Totally agree... it is just disappointing that services like Skiff advertise total E2EE to unsuspecting users with no mention of this in their marketing, luring users into a false sense of security


European based Tutanota offers possibility for send E2EE for non-Tutanota users. It works by setting password for the content, and you need to deliver the password in other means. But usability suffers on this case, but at least there is a possibility.


Skiff encrypts all received emails with user public keys immediately on receipt. This is quite clear in our security model page and whitepaper. Skiff does not have access to any user emails, including external received ones.


Unfortunately this does not matter, since the trust model is same as it would not be encrypted at all. We still need to trust the third party.

Somehow the infrastructure should be transparent so that outsider can verify indeed at any time, that you don't collect logs from that traffic, or have no other means to inspect traffic if you want to.

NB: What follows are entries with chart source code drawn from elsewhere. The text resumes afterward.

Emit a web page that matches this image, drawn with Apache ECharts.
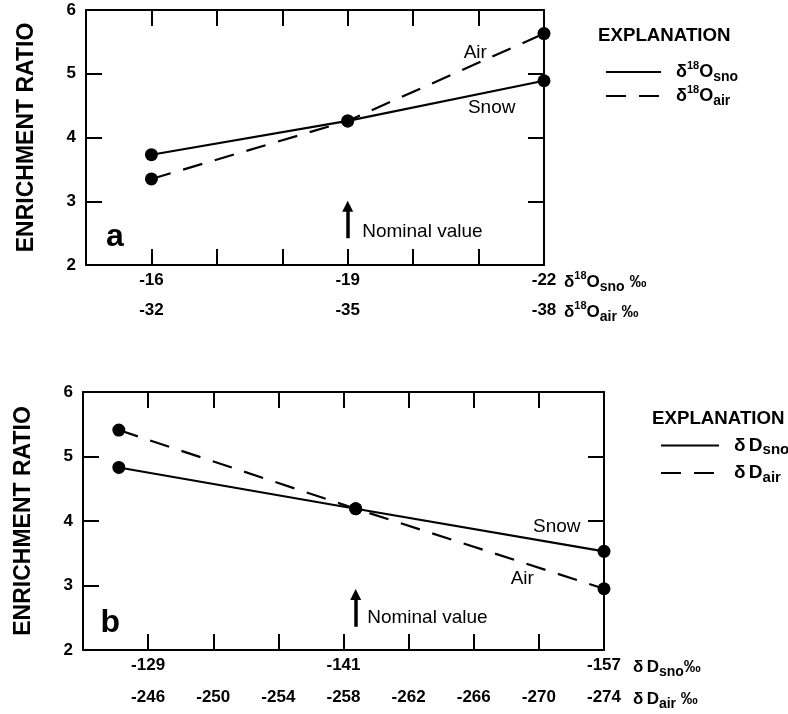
<!DOCTYPE html>
<html>
<head>
<meta charset="utf-8">
<script src="https://cdn.jsdelivr.net/npm/echarts@6/dist/echarts.min.js"></script>
<style>
  html, body { margin: 0; padding: 0; background: #fff; }
  #chart { width: 788px; height: 714px; }
</style>
</head>
<body>
<div id="chart"></div>
<script>
// Panel a: oxygen-18
const oxySnoPos = [-16, -19, -22];           // δ18O snow, ‰
const oxyAirPos = [-32, -35, -38];           // δ18O air, ‰
const oxySnowRatio = [3.73, 4.26, 4.89];
const oxyAirRatio = [3.35, 4.26, 5.63];
const oxySnoLabels = [-16, -19, -22];
const oxyAirLabels = [-32, -35, -38];
const oxyTicks = [-16, -17, -18, -19, -20, -21];

// Panel b: deuterium
const detSnoPos = [-127.2, -141.75, -157];   // δD snow, ‰
const detAirPos = [-244.2, -258.75, -274];   // δD air, ‰
const detSnowRatio = [4.83, 4.19, 3.53];
const detAirRatio = [5.41, 4.19, 2.95];
const detSnoLabels = [-129, -141, -157];
const detAirLabels = [-246, -250, -254, -258, -262, -266, -270, -274];
const detTicks = [-129, -133, -137, -141, -145, -149, -153];

const ratioTicks = [3, 4, 5];

const FONT = '"Liberation Sans", Arial, Helvetica, sans-serif';
const INK = '#000';

function pairs(xs, ys) { return xs.map((x, i) => [x, ys[i]]); }

function symRich(size, subSize, supSize) {
  return {
    g: { fontSize: size, fontFamily: FONT, fontWeight: 'bold', color: INK, lineHeight: 24, verticalAlign: 'middle' },
    gp: { fontSize: size, fontFamily: FONT, fontWeight: 'bold', color: INK, lineHeight: 24, verticalAlign: 'middle', padding: [0, 0, 0, 10] },
    b: { fontSize: size, fontFamily: FONT, fontWeight: 'bold', color: INK, lineHeight: 24, verticalAlign: 'middle' },
    sup: { fontSize: supSize, fontFamily: FONT, fontWeight: 'bold', color: INK, lineHeight: 13, verticalAlign: 'top' },
    sub: { fontSize: subSize, fontFamily: FONT, fontWeight: 'bold', color: INK, lineHeight: 13, verticalAlign: 'bottom' }
  };
}

const legendText = {
  'δ18Osno': '{gp|δ}{sup|18}{b|O}{sub|sno}',
  'δ18Oair': '{gp|δ}{sup|18}{b|O}{sub|air}',
  'δDsno': '{gp|δ} {b|D}{sub|sno}',
  'δDair': '{gp|δ} {b|D}{sub|air}'
};

const tickLabelStyle = { fontSize: 17, fontWeight: 'bold', fontFamily: FONT, color: INK };
const axisLineStyle = { color: INK, width: 2 };

// The δ axes run from less to more negative, so they are inverted and
// their names sit at the 'start' end (the right-hand side).
function bottomAxis(grid, min, max, tickVals, labelVals, name, nameGap) {
  return {
    type: 'value', gridIndex: grid, position: 'bottom', inverse: true,
    min: min, max: max,
    axisLine: { show: true, onZero: false, lineStyle: axisLineStyle },
    axisTick: { show: true, inside: true, length: 16, customValues: tickVals, lineStyle: { color: INK, width: 2 } },
    axisLabel: Object.assign({ show: true, margin: 7, customValues: labelVals }, tickLabelStyle),
    splitLine: { show: false },
    name: name, nameLocation: 'start', nameGap: nameGap, nameMoveOverlap: false,
    nameTextStyle: { verticalAlign: 'top', padding: [5, 0, 0, 0], rich: symRich(17, 14, 11) }
  };
}
function offsetAxis(grid, min, max, labelVals, offset, name, nameGap) {
  return {
    type: 'value', gridIndex: grid, position: 'bottom', inverse: true, offset: offset,
    min: min, max: max,
    axisLine: { show: false }, axisTick: { show: false },
    axisLabel: Object.assign({ show: true, margin: 7, customValues: labelVals }, tickLabelStyle),
    splitLine: { show: false },
    name: name, nameLocation: 'start', nameGap: nameGap, nameMoveOverlap: false,
    nameTextStyle: { verticalAlign: 'top', padding: [5, 0, 0, 0], rich: symRich(17, 14, 11) }
  };
}
function topAxis(grid, min, max, tickVals) {
  return {
    type: 'value', gridIndex: grid, position: 'top', inverse: true,
    min: min, max: max,
    axisLine: { show: true, onZero: false, lineStyle: axisLineStyle },
    axisTick: { show: true, inside: true, length: 16, customValues: tickVals, lineStyle: { color: INK, width: 2 } },
    axisLabel: { show: false }, splitLine: { show: false }
  };
}
function leftAxis(grid) {
  return {
    type: 'value', gridIndex: grid, position: 'left', min: 2, max: 6, interval: 1,
    axisLine: { show: true, onZero: false, lineStyle: axisLineStyle },
    axisTick: { show: true, inside: true, length: 16, customValues: ratioTicks, lineStyle: { color: INK, width: 2 } },
    axisLabel: Object.assign({ show: true, margin: 10 }, tickLabelStyle),
    splitLine: { show: false },
    name: 'ENRICHMENT RATIO', nameLocation: 'middle', nameGap: 48, nameMoveOverlap: false,
    nameTextStyle: { fontSize: 23, fontWeight: 'bold', fontFamily: FONT, color: INK }
  };
}
function rightAxis(grid, tickVals) {
  return {
    type: 'value', gridIndex: grid, position: 'right', min: 2, max: 6, interval: 1,
    axisLine: { show: true, onZero: false, lineStyle: axisLineStyle },
    axisTick: { show: true, inside: true, length: 16, customValues: tickVals, lineStyle: { color: INK, width: 2 } },
    axisLabel: { show: false }, splitLine: { show: false }
  };
}

const noteLabel = { show: true, position: 'inside', color: INK, fontSize: 19, fontFamily: FONT, fontWeight: 'normal', formatter: '{b}' };
function note(name, coord, extra) {
  return { name: name, coord: coord, label: Object.assign({}, noteLabel, extra || {}) };
}

function lineSeries(name, xi, yi, data, dashed, marks) {
  const s = {
    name: name, type: 'line', xAxisIndex: xi, yAxisIndex: yi, data: data,
    symbol: 'circle', symbolSize: 13, showSymbol: true, clip: false,
    itemStyle: { color: INK },
    lineStyle: { color: INK, width: 2.2, type: dashed ? [20, 13] : 'solid' },
    emphasis: { disabled: true }, silent: true, animation: false, z: 5
  };
  return Object.assign(s, marks || {});
}

// "Nominal value" pointer: a short upward arrow
function arrow(x, y0, y1) {
  return {
    silent: true, animation: false,
    symbol: ['none', 'triangle'], symbolSize: 11,
    itemStyle: { color: INK },
    lineStyle: { color: INK, width: 3.5, type: 'solid' },
    label: { show: false }, emphasis: { disabled: true },
    data: [[{ coord: [x, y0] }, { coord: [x, y1] }]]
  };
}
function notes(items) {
  return {
    silent: true, animation: false, symbol: 'circle', symbolSize: 1,
    itemStyle: { color: 'rgba(0,0,0,0)' }, emphasis: { disabled: true },
    data: items
  };
}

const option = {
  animation: false,
  backgroundColor: '#fff',
  textStyle: { fontFamily: FONT, color: INK },
  title: [
    { text: 'EXPLANATION', left: 598, top: 26, padding: 0, textStyle: { fontSize: 18.7, fontWeight: 'bold', fontFamily: FONT, color: INK } },
    { text: 'EXPLANATION', left: 652, top: 409, padding: 0, textStyle: { fontSize: 18.7, fontWeight: 'bold', fontFamily: FONT, color: INK } }
  ],
  legend: [
    {
      data: ['δ18Osno', 'δ18Oair'], orient: 'vertical', left: 605, top: 60, padding: 0,
      itemWidth: 55, itemHeight: 14, itemGap: 0, selectedMode: false,
      itemStyle: { opacity: 0 },
      formatter: n => legendText[n],
      textStyle: { rich: symRich(18, 14, 11) }
    },
    {
      data: ['δDsno', 'δDair'], orient: 'vertical', left: 660, top: 436, padding: 0,
      itemWidth: 58, itemHeight: 14, itemGap: 6, selectedMode: false,
      itemStyle: { opacity: 0 },
      formatter: n => legendText[n],
      textStyle: { rich: symRich(19, 15, 11) }
    }
  ],
  grid: [
    { left: 86, top: 10, width: 458, height: 255, outerBoundsMode: 'none', containLabel: false },
    { left: 83, top: 392, width: 521, height: 258, outerBoundsMode: 'none', containLabel: false }
  ],
  xAxis: [
    bottomAxis(0, -22, -15, oxyTicks, oxySnoLabels, '{g|δ}{sup|18}{b|O}{sub|sno}{b| ‰}', 20),
    offsetAxis(0, -38, -31, oxyAirLabels, 30, '{g|δ}{sup|18}{b|O}{sub|air}{b| ‰}', 20),
    topAxis(0, -22, -15, oxyTicks),
    bottomAxis(1, -157, -125, detTicks, detSnoLabels, '{g|δ} {b|D}{sub|sno}{b|‰}', 29),
    offsetAxis(1, -274, -242, detAirLabels, 32, '{g|δ} {b|D}{sub|air}{b| ‰}', 29),
    topAxis(1, -157, -125, detTicks)
  ],
  yAxis: [
    leftAxis(0), rightAxis(0, ratioTicks),
    leftAxis(1), rightAxis(1, [4, 5])
  ],
  series: [
    lineSeries('δ18Osno', 0, 0, pairs(oxySnoPos, oxySnowRatio), false, {
      markLine: arrow(-19, 2.42, 2.92),
      markPoint: notes([
        note('Air', [-20.95, 5.33]),
        note('Snow', [-21.2, 4.46]),
        note('a', [-15.44, 2.44], { fontSize: 32, fontWeight: 'bold' }),
        note('Nominal value', [-19, 2.52], { position: 'right', distance: 14 })
      ])
    }),
    lineSeries('δ18Oair', 1, 0, pairs(oxyAirPos, oxyAirRatio), true),
    lineSeries('δDsno', 3, 2, pairs(detSnoPos, detSnowRatio), false, {
      markLine: arrow(-141.75, 2.36, 2.86),
      markPoint: notes([
        note('Snow', [-154.1, 3.91]),
        note('Air', [-151.98, 3.11]),
        note('b', [-126.67, 2.42], { fontSize: 32, fontWeight: 'bold' }),
        note('Nominal value', [-141.75, 2.5], { position: 'right', distance: 11 })
      ])
    }),
    lineSeries('δDair', 4, 2, pairs(detAirPos, detAirRatio), true)
  ]
};

const chart = echarts.init(document.getElementById('chart'), null, { renderer: 'canvas' });
chart.setOption(option);
</script>
</body>
</html>
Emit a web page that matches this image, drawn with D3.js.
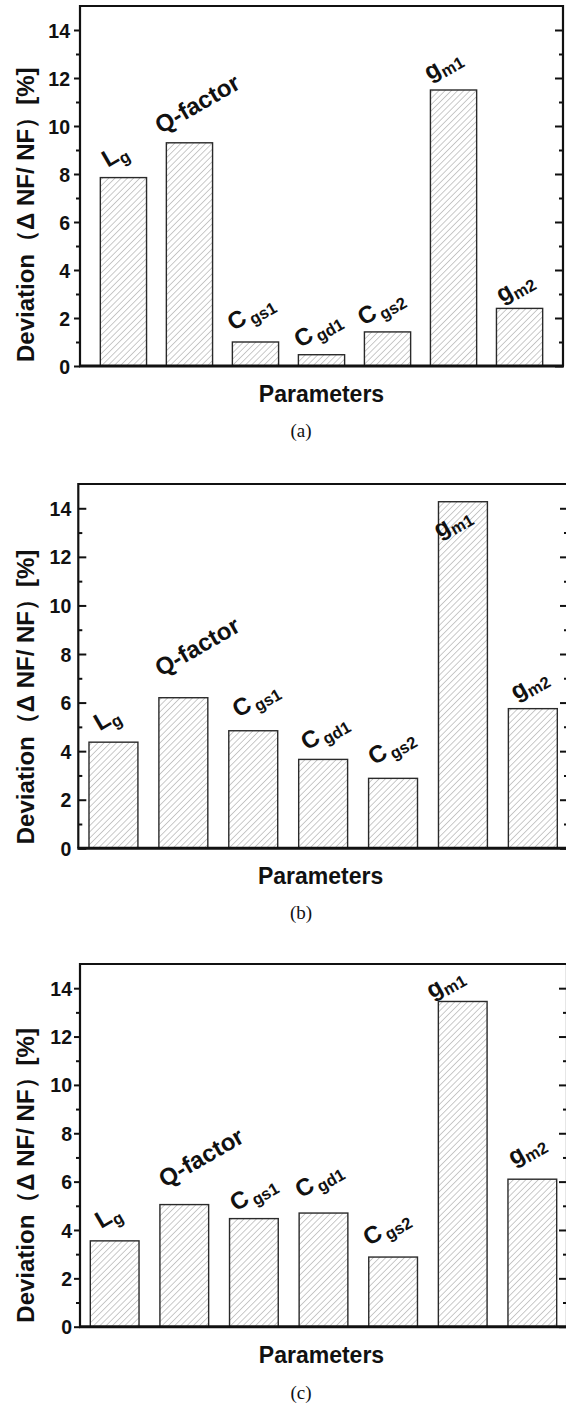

There are currently no other means than just to use E2E encryption.

There is also another almost there, but that would mean that you should open-source your whole infrastructure, and use reproducible builds. Somehow there should be way to get access for outsiders, that you indeed use your infrastructure as you describe in your source code. But this is very complicated and also changeable at any time, unlike E2EE.


We use an open-source mailserver (Haraka), but security audits are the most trustworthy way to do this. We've had 4: skiff.com/transparency. Audits cover infrastructure.


You can't audit a non-E2EE design into E2EE security!